EXERCISE -
Locate the string "matplotlib" in the listing below. Copy every line where it is found.

SUPPLIED DATA -

[start]

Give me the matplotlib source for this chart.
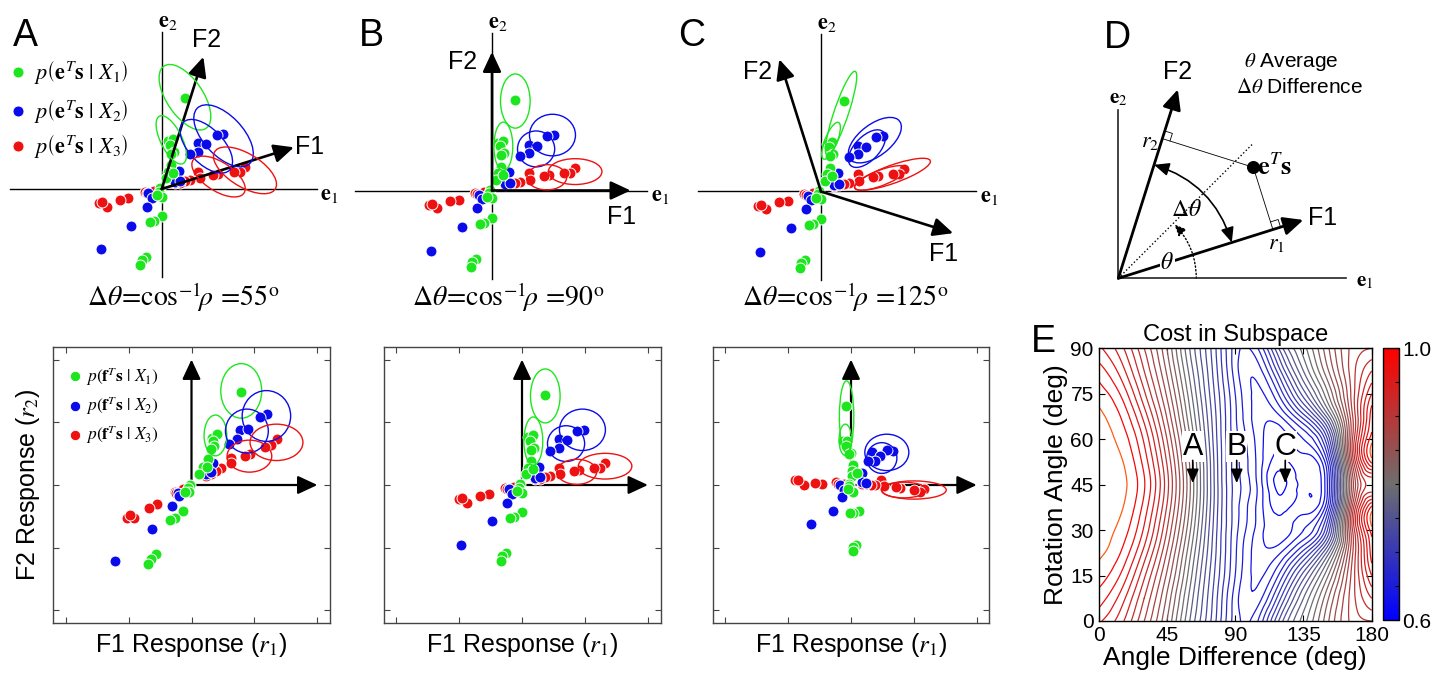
import numpy as np
import matplotlib
matplotlib.use("Agg")
import matplotlib.pyplot as plt
import matplotlib.tri as mtri
from matplotlib.patches import Ellipse, FancyArrowPatch
from matplotlib.transforms import Affine2D
from matplotlib.colors import LinearSegmentedColormap, Normalize
from matplotlib.cm import ScalarMappable

plt.rcParams['font.family'] = ['Liberation Sans', 'DejaVu Sans']
plt.rcParams['mathtext.fontset'] = 'stix'

# stimuli in the (e1, e2) plane, one list per class (1 unit = one tick of the response plots)
green_pts = [(0.37, 1.44), (0.10, 0.76), (0.18, 0.79), (0.13, 0.70), (0.19, 0.59), (0.14, 0.56),
             (0.15, 0.38), (0.10, 0.27), (0.07, 0.17), (0.18, 0.25), (-0.03, 0.01), (-0.05, -0.04),
             (0.00, -0.12), (-0.08, -0.10), (0.00, -0.43), (-0.12, -0.51), (-0.19, -0.53),
             (-0.25, -1.08), (-0.32, -1.13), (-0.34, -1.21)]
blue_pts = [(0.98, 0.88), (0.87, 0.86), (0.58, 0.73), (0.71, 0.71), (0.58, 0.59), (0.45, 0.55),
            (0.27, 0.29), (0.21, 0.11), (0.29, 0.12), (-0.21, -0.07), (-0.16, -0.14),
            (-0.24, -0.28), (-0.48, -0.58), (-0.97, -0.96)]
red_pts = [(1.32, 0.35), (1.24, 0.27), (1.14, 0.27), (0.90, 0.24), (0.82, 0.23), (0.58, 0.27),
           (0.61, 0.17), (0.45, 0.14), (0.37, 0.12), (0.29, 0.10), (0.21, 0.09), (-0.13, -0.03),
           (-0.27, -0.04), (-0.24, -0.06), (-0.53, -0.15), (-0.66, -0.17), (-1.00, -0.23),
           (-0.87, -0.28), (-0.95, -0.21)]

# filter directions (deg) for A, B, C  (rotation 45, difference 55 / 90 / 125)
delta_theta = [55, 90, 125]
filter_angles = [(17.5, 72.5), (0.0, 90.0), (-17.5, 107.5)]

# fitted class ellipses in response space: (r1, r2, width, height), green / blue / red, two each
ell_A = [[(0.79, 1.50, 0.65, 0.87), (0.38, 0.79, 0.36, 0.65)],
         [(1.19, 1.10, 0.77, 0.81), (0.88, 0.86, 0.68, 0.70)],
         [(1.35, 0.68, 0.84, 0.58), (0.92, 0.46, 0.71, 0.51)]]
ell_B = [[(0.37, 1.42, 0.47, 0.86), (0.18, 0.70, 0.30, 0.77)],
         [(0.96, 0.88, 0.73, 0.66), (0.70, 0.66, 0.59, 0.57)],
         [(1.32, 0.30, 0.85, 0.41), (0.87, 0.21, 0.63, 0.40)]]
ell_C = [[(-0.07, 1.09, 0.23, 1.14), (-0.09, 0.72, 0.20, 0.50)],
         [(0.57, 0.52, 0.70, 0.58), (0.49, 0.43, 0.48, 0.49)],
         [(1.00, -0.08, 1.03, 0.29), (0.84, -0.08, 0.71, 0.25)]]
ellipses = [ell_A, ell_B, ell_C]

# panel E: cost (in contour steps of 0.4/30 above 0.6)
ang_diff = np.arange(0, 181, 15)
rot_ang = np.arange(0, 90.1, 7.5)
r00 = [27.2, 25.3, 22.0, 18.0, 13.0, 8.7, 4.5, 5.0, 10.5, 14.5, 18.5, 22.0, 23.0]
r07 = [28.5, 26.5, 23.0, 18.8, 13.7, 9.0, 4.5, 3.5, 8.0, 13.0, 17.5, 22.0, 25.0]
r15 = [29.55, 27.8, 24.2, 19.8, 14.5, 9.4, 5.0, 2.8, 5.5, 10.5, 15.5, 21.5, 27.0]
r22 = [30.2, 28.9, 25.6, 20.9, 15.3, 9.8, 5.2, 2.5, 3.0, 6.5, 12.0, 20.5, 28.5]
r30 = [30.5, 29.6, 26.8, 22.0, 16.2, 10.1, 5.4, 2.6, 1.3, 3.0, 7.5, 20.0, 29.6]
r37 = [30.7, 30.1, 27.6, 22.9, 16.9, 10.4, 5.5, 2.7, 0.6, 1.5, 4.5, 19.0, 29.3]
r45 = [30.8, 30.3, 28.1, 23.4, 17.2, 10.5, 5.6, 2.8, -0.3, 1.2, 3.5, 17.5, 24.0]
cost_steps = [r00, r07, r15, r22, r30, r37, r45, r37, r30, r22, r15, r07, r00]

green, blue, red = '#1ee61e', '#0b0bea', '#ee1111'
class_cols = [green, blue, red]
class_pts = [green_pts, blue_pts, red_pts]

W, H = 1449, 680
fig = plt.figure(figsize=(W / 100, H / 100), dpi=100)


def px_axes(x0, y0, x1, y1):
    return fig.add_axes([x0 / W, 1 - y1 / H, (x1 - x0) / W, (y1 - y0) / H])


def filt_matrix(a1, a2):
    a1, a2 = np.radians(a1), np.radians(a2)
    return np.array([[np.cos(a1), np.sin(a1)], [np.cos(a2), np.sin(a2)]])


def arrow(ax, start, end, lw=1.8, ms=20, hl=0.6, hw=0.28):
    ax.annotate('', xy=end, xytext=start,
                arrowprops=dict(arrowstyle='-|>,head_length=%s,head_width=%s' % (hl, hw),
                                color='k', lw=lw, mutation_scale=ms, shrinkA=0, shrinkB=0))


def draw_points(ax, M):
    for pts, c in zip(class_pts[::-1], class_cols[::-1]):
        r = np.array(pts) @ M.T
        ax.scatter(r[:, 0], r[:, 1], s=62, c=c, edgecolors='white', linewidths=0.7, zorder=3)


U = 63.0
top_box = [(0, 340), (335, 665), (662, 1000)]
top_origin = [(161.7, 189.0), (492.0, 190.5), (821.0, 191.5)]
e1_left = [-2.41, -2.17, -1.95]
f_label_pos = [[(2.35, 0.67), (0.71, 2.37)], [(2.06, -0.42), (-0.46, 2.04)], [(1.94, -0.99), (-1.0, 1.89)]]
title_x = [183, 508, 845]
letters_x = [25, 371, 692]

bot_box = [(53, 330), (383.5, 660.5), (712.7, 989.3)]

for i in range(3):
    M = filt_matrix(*filter_angles[i])
    Minv = np.linalg.inv(M)
    A3 = np.eye(3)
    A3[:2, :2] = Minv

    # ---- top: stimulus space
    x0, x1 = top_box[i]
    ox, oy = top_origin[i]
    ax = px_axes(x0, 0, x1, 310)
    ax.set_xlim((x0 - ox) / U, (x1 - ox) / U)
    ax.set_ylim((oy - 310) / U, oy / U)
    ax.axis('off')
    ax.plot([e1_left[i], 2.46], [0, 0], color='k', lw=1.0, zorder=1)
    ax.plot([0, 0], [-1.4, 2.5], color='k', lw=1.0, zorder=1)
    ax.text(2.52, -0.08, r'$\mathbf{e}_1$', fontsize=16, ha='left', va='center')
    ax.text(0.1, 2.66, r'$\mathbf{e}_2$', fontsize=16, ha='center', va='center')
    draw_points(ax, np.eye(2))
    for cls, c in zip(ellipses[i], class_cols):
        for (cx, cy, w, h) in cls:
            ax.add_patch(Ellipse((cx, cy), w, h, fill=False, ec=c, lw=1.0, zorder=4,
                                 transform=Affine2D(A3) + ax.transData))
    for k, a in enumerate(filter_angles[i]):
        t = np.radians(a)
        arrow(ax, (0, 0), (2.2 * np.cos(t), 2.2 * np.sin(t)), lw=1.9)
        fx, fy = f_label_pos[i][k]
        ax.text(fx, fy, 'F%d' % (k + 1), fontsize=18, ha='center', va='center')
    ax.text((title_x[i] - ox) / U, (oy - 297) / U,
            r'$\Delta\theta\!=\!\mathrm{cos}^{-1}\!\rho\ \!=\!%d^{\mathrm{o}}$' % delta_theta[i],
            fontsize=20, ha='center', va='center')
    fig.text(letters_x[i] / W, 1 - 36 / H, 'ABC'[i], fontsize=27, ha='center', va='center')

    # ---- bottom: filter response space
    bx0, bx1 = bot_box[i]
    axb = px_axes(bx0, 347, bx1, 623)
    axb.set_xlim(-2.2, 2.2)
    axb.set_ylim(-2.2, 2.2)
    axb.set_xticks(range(-2, 3))
    axb.set_yticks(range(-2, 3))
    axb.tick_params(direction='in', top=True, right=True, labelbottom=False, labelleft=False,
                    length=4, width=0.8, color='#444')
    for s in axb.spines.values():
        s.set_color('#444')
        s.set_linewidth(1.0)
    arrow(axb, (0, 0), (2.0, 0), lw=1.6)
    arrow(axb, (0, 0), (0, 2.0), lw=1.6)
    draw_points(axb, M)
    for cls, c in zip(ellipses[i], class_cols):
        for (cx, cy, w, h) in cls:
            axb.add_patch(Ellipse((cx, cy), w, h, fill=False, ec=c, lw=1.0, zorder=4))
    axb.set_xlabel(r'F1 Response ($r_{1}$)', fontsize=18, labelpad=6)
    if i == 0:
        axb.set_ylabel(r'F2 Response ($r_{2}$)', fontsize=18, labelpad=8)
        for k, c in enumerate(class_cols):
            yy = [1.73, 1.26, 0.80][k]
            axb.scatter([-1.85], [yy], s=55, c=c, edgecolors='white', linewidths=0.6, zorder=5)
            axb.text(-1.68, yy, r'$p\left(\mathbf{f}^{T}\mathbf{s}\ |\ X_{%d}\right)$' % (k + 1),
                     fontsize=12.5, ha='left', va='center')
        # legend on top A
        axt = fig.axes[0]
        for k, c in enumerate(class_cols):
            yy = [1.85, 1.24, 0.69][k]
            axt.scatter([-2.28], [yy], s=62, c=c, edgecolors='white', linewidths=0.6, zorder=5)
            axt.text(-2.03, yy, r'$p\left(\mathbf{e}^{T}\mathbf{s}\ |\ X_{%d}\right)$' % (k + 1),
                     fontsize=16, ha='left', va='center')

# ---- panel D: geometry sketch (pixel units)
axd = px_axes(1090, 0, 1449, 300)
dox, doy = 1118.3, 278.3
axd.set_xlim(1090 - dox, 1449 - dox)
axd.set_ylim(doy - 300, doy)
axd.axis('off')
axd.plot([0, 228], [0, 0], color='#222', lw=1.2)
axd.plot([0, 0], [0, 168], color='#222', lw=1.2)
axd.text(238, -3, r'$\mathbf{e}_1$', fontsize=15, ha='left', va='center')
axd.text(0, 180, r'$\mathbf{e}_2$', fontsize=15, ha='center', va='center')
fig.text(1117 / W, 1 - 38 / H, 'D', fontsize=27, ha='center', va='center')

d_rot, d_diff = 45.0, 55.0
d_len = [194, 198]
d_stim = np.array([135.0, 111.0])
for k, a in enumerate([d_rot - d_diff / 2, d_rot + d_diff / 2]):
    t = np.radians(a)
    uk = np.array([np.cos(t), np.sin(t)])
    arrow(axd, (0, 0), tuple(d_len[k] * uk), lw=2.0, ms=20)
    foot = (d_stim @ uk) * uk
    axd.plot([d_stim[0], foot[0]], [d_stim[1], foot[1]], color='k', lw=0.6)
    nk = (d_stim - foot) / np.linalg.norm(d_stim - foot)
    sq = [foot + 8 * nk, foot + 8 * nk + 8 * uk, foot + 8 * uk]
    axd.plot([p[0] for p in sq], [p[1] for p in sq], color='k', lw=0.6)
axd.plot([0, 134], [0, 134], color='k', lw=1.0, ls=':')
axd.scatter([d_stim[0]], [d_stim[1]], s=70, c='k', zorder=5)
axd.text(139, 111, r'$\mathbf{e}^{T}\mathbf{s}$', fontsize=19, ha='left', va='center')
axd.text(59.7, 206.6, 'F2', fontsize=18, ha='center', va='center')
axd.text(204.7, 60.3, 'F1', fontsize=18, ha='center', va='center')
axd.text(31.7, 136.6, r'$r_2$', fontsize=16, ha='center', va='center')
axd.text(158.4, 35, r'$r_1$', fontsize=16, ha='center', va='center')
axd.add_patch(FancyArrowPatch((35.8, 113.5), (113.5, 35.8), connectionstyle='arc3,rad=-0.26',
                              arrowstyle='<|-|>,head_length=0.5,head_width=0.22', mutation_scale=18,
                              color='k', lw=1.2, shrinkA=0, shrinkB=0))
axd.add_patch(FancyArrowPatch((78, 0), (56, 54), connectionstyle='arc3,rad=0.2',
                              arrowstyle='-|>,head_length=0.5,head_width=0.22', mutation_scale=14,
                              color='k', lw=1.0, ls=':', shrinkA=0, shrinkB=0))
axd.text(68.4, 68.3, r'$\Delta\theta$', fontsize=17, ha='center', va='center')
axd.text(49, 15, r'$\theta$', fontsize=17, ha='center', va='center',
         bbox=dict(fc='white', ec='none', pad=0.5))
axd.text(173.4, 216.6, r'$\theta$ Average', fontsize=15, ha='center', va='center')
axd.text(181.7, 191, r'$\Delta\theta$ Difference', fontsize=15, ha='center', va='center')

# ---- panel E: cost contours
cmap = LinearSegmentedColormap.from_list('bgr', ['#0000ff', '#6e6e6e', '#ff0000'])
norm = Normalize(0.6, 1.0)
axe = px_axes(1098.7, 348.3, 1371.7, 621)
X, Y = np.meshgrid(ang_diff, rot_ang)
Z = 0.6 + np.array(cost_steps) * 0.4 / 30
tri = mtri.Triangulation(X.ravel(), Y.ravel())
refiner = mtri.UniformTriRefiner(tri)
tri_r, z_r = refiner.refine_field(Z.ravel(), subdiv=4)
levels = 0.6 + np.arange(31) * 0.4 / 30
line_cols = [cmap(norm(l)) for l in levels[:-1]] + ['#ff5a14']
axe.tricontour(tri_r, z_r, levels=levels, colors=line_cols, linewidths=0.9)
axe.set_xlim(0, 180)
axe.set_ylim(0, 90)
axe.set_xticks([0, 45, 90, 135, 180])
axe.set_yticks([0, 15, 30, 45, 60, 75, 90])
axe.tick_params(direction='in', top=True, right=True, labelsize=15, length=4)
axe.set_xlabel('Angle Difference (deg)', fontsize=19, labelpad=1)
axe.set_ylabel('Rotation Angle (deg)', fontsize=19, labelpad=2)
axe.set_title('Cost in Subspace', fontsize=17, pad=5)
for s in axe.spines.values():
    s.set_linewidth(1.0)
for lab, xv in zip(['A', 'B', 'C'], [62, 91, 123]):
    axe.text(xv, 57.5, lab, fontsize=22, ha='center', va='center',
             bbox=dict(fc='white', ec='none', pad=0.5))
    axe.annotate('', xy=(xv, 45.5), xytext=(xv, 53),
                 arrowprops=dict(arrowstyle='-|>,head_length=0.7,head_width=0.3', color='k',
                                 lw=1.2, mutation_scale=12, shrinkA=0, shrinkB=0))
fig.text(1043 / W, 1 - 342 / H, 'E', fontsize=27, ha='center', va='center')

cax = px_axes(1383.3, 348.3, 1399.3, 620)
cb = fig.colorbar(ScalarMappable(norm=norm, cmap=cmap), cax=cax, ticks=np.arange(0.6, 1.001, 0.05))
cb.ax.set_yticklabels(['0.6'] + [''] * 7 + ['1.0'])
cb.ax.tick_params(direction='in', length=3, labelsize=15, pad=2)
cb.outline.set_linewidth(1.0)

fig.savefig('out.png', dpi=100)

[end]

FINISHED EXERCISE -
Give me the matplotlib source for this chart.
import matplotlib
matplotlib.use("Agg")
import matplotlib.pyplot as plt
import matplotlib.tri as mtri
from matplotlib.patches import Ellipse, FancyArrowPatch
from matplotlib.transforms import Affine2D
from matplotlib.colors import LinearSegmentedColormap, Normalize
from matplotlib.cm import ScalarMappable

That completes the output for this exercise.